_TASK TO CARRY OUT_
Draw out every line with the word "this" from the listing below.

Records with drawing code
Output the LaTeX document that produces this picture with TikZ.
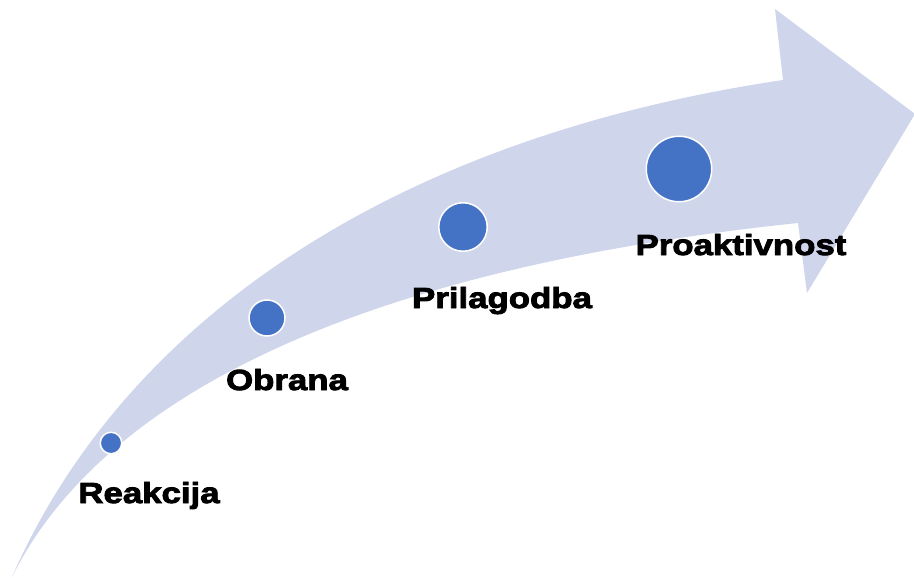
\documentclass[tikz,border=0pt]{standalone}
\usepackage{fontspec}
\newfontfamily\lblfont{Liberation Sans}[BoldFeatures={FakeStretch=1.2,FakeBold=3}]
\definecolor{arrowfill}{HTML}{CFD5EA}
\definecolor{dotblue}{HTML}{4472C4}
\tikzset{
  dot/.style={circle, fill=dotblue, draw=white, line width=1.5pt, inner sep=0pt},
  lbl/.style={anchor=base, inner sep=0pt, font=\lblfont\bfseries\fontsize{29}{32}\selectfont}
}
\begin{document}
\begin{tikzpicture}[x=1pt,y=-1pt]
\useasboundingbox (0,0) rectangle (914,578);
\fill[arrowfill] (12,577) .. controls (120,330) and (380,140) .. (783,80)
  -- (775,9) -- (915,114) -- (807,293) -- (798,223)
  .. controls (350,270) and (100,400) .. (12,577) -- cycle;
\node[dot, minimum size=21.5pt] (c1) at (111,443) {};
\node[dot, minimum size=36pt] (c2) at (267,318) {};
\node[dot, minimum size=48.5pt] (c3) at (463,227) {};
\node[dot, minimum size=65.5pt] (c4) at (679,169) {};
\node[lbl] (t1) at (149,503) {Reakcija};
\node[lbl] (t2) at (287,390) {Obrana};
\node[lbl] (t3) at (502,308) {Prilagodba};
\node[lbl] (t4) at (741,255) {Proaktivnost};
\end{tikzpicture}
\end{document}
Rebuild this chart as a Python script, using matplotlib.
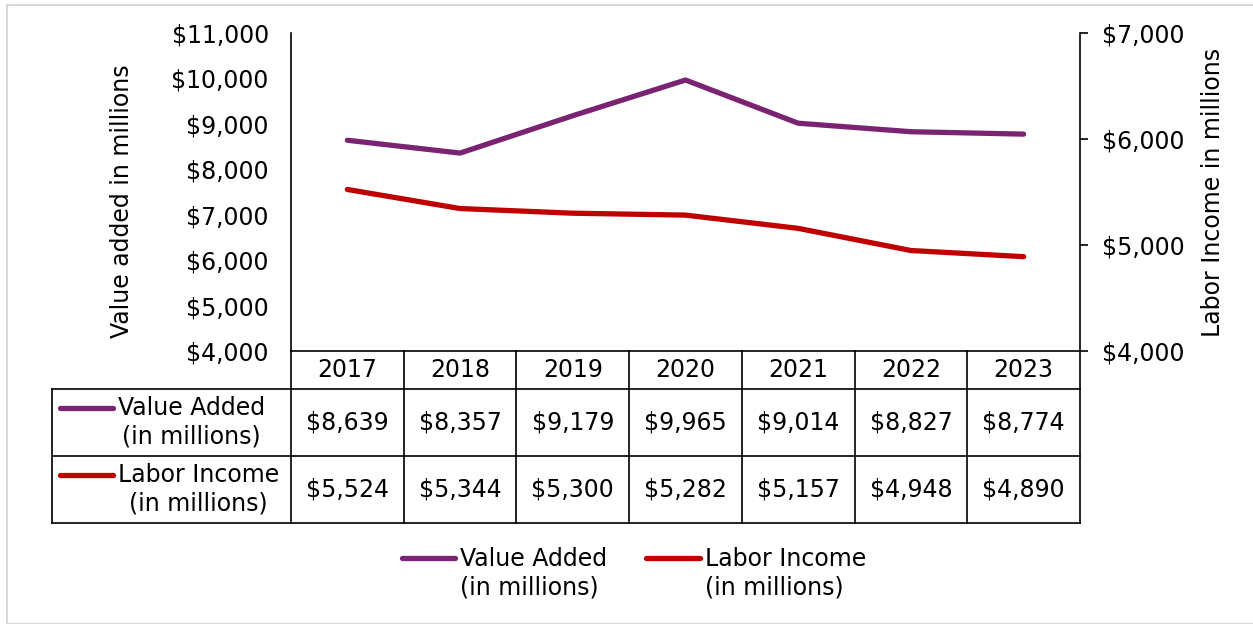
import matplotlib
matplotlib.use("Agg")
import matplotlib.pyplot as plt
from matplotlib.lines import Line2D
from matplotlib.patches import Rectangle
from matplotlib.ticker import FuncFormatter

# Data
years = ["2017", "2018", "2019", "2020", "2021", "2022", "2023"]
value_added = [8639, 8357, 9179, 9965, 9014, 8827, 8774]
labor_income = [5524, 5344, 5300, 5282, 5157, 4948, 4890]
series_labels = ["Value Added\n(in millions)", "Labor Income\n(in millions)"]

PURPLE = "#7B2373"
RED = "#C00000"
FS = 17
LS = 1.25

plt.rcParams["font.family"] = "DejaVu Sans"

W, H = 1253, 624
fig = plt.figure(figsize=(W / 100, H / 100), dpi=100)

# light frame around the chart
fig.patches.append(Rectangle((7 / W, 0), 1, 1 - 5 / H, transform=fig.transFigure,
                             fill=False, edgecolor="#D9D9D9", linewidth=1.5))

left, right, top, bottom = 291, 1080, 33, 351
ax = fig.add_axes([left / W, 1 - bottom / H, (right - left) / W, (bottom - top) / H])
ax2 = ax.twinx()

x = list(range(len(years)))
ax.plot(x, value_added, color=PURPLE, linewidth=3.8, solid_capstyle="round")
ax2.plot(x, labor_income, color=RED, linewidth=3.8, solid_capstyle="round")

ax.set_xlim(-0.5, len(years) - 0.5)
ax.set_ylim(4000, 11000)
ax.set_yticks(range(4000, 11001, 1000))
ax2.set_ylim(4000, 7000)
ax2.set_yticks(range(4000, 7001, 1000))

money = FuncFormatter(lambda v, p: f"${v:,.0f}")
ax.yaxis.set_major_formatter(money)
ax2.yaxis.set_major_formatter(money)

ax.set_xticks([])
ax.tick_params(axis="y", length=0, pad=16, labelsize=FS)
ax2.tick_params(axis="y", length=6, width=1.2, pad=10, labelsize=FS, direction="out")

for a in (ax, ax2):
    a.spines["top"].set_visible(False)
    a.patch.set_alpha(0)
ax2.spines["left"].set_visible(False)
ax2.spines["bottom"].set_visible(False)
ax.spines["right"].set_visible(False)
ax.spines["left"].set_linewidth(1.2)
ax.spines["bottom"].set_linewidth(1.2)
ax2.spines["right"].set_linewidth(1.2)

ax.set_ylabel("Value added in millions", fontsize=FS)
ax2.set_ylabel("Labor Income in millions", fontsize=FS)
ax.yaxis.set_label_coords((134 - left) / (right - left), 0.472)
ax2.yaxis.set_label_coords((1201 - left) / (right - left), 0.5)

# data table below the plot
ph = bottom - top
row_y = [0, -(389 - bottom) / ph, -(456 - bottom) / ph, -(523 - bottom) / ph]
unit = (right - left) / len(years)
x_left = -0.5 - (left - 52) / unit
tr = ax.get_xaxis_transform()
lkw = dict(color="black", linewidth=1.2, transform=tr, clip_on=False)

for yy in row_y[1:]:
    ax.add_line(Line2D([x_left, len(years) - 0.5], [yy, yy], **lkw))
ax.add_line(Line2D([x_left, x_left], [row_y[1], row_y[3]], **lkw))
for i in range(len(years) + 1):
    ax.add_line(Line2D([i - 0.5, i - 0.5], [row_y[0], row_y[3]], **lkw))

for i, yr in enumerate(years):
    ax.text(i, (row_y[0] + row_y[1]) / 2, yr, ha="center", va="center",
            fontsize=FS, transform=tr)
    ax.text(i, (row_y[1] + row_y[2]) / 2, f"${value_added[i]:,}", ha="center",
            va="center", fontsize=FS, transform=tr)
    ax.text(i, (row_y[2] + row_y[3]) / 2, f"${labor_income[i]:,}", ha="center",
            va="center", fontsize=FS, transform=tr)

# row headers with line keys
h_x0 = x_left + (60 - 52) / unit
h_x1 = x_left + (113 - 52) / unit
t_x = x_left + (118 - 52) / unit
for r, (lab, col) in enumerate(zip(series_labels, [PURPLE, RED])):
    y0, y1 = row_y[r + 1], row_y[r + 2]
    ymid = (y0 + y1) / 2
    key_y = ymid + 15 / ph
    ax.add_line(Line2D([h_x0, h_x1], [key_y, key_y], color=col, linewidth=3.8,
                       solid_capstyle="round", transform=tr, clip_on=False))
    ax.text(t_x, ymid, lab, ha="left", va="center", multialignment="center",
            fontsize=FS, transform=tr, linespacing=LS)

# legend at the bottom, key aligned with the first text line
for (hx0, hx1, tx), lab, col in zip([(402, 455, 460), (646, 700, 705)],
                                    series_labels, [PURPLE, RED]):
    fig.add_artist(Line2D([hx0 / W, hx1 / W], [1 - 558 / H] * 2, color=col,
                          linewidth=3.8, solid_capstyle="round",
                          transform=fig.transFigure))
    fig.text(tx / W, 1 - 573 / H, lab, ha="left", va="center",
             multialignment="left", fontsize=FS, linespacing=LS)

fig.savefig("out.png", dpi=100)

_PROBLEM SOLUTION_
Output the LaTeX document that produces this picture with TikZ.
Rebuild this chart as a Python script, using matplotlib.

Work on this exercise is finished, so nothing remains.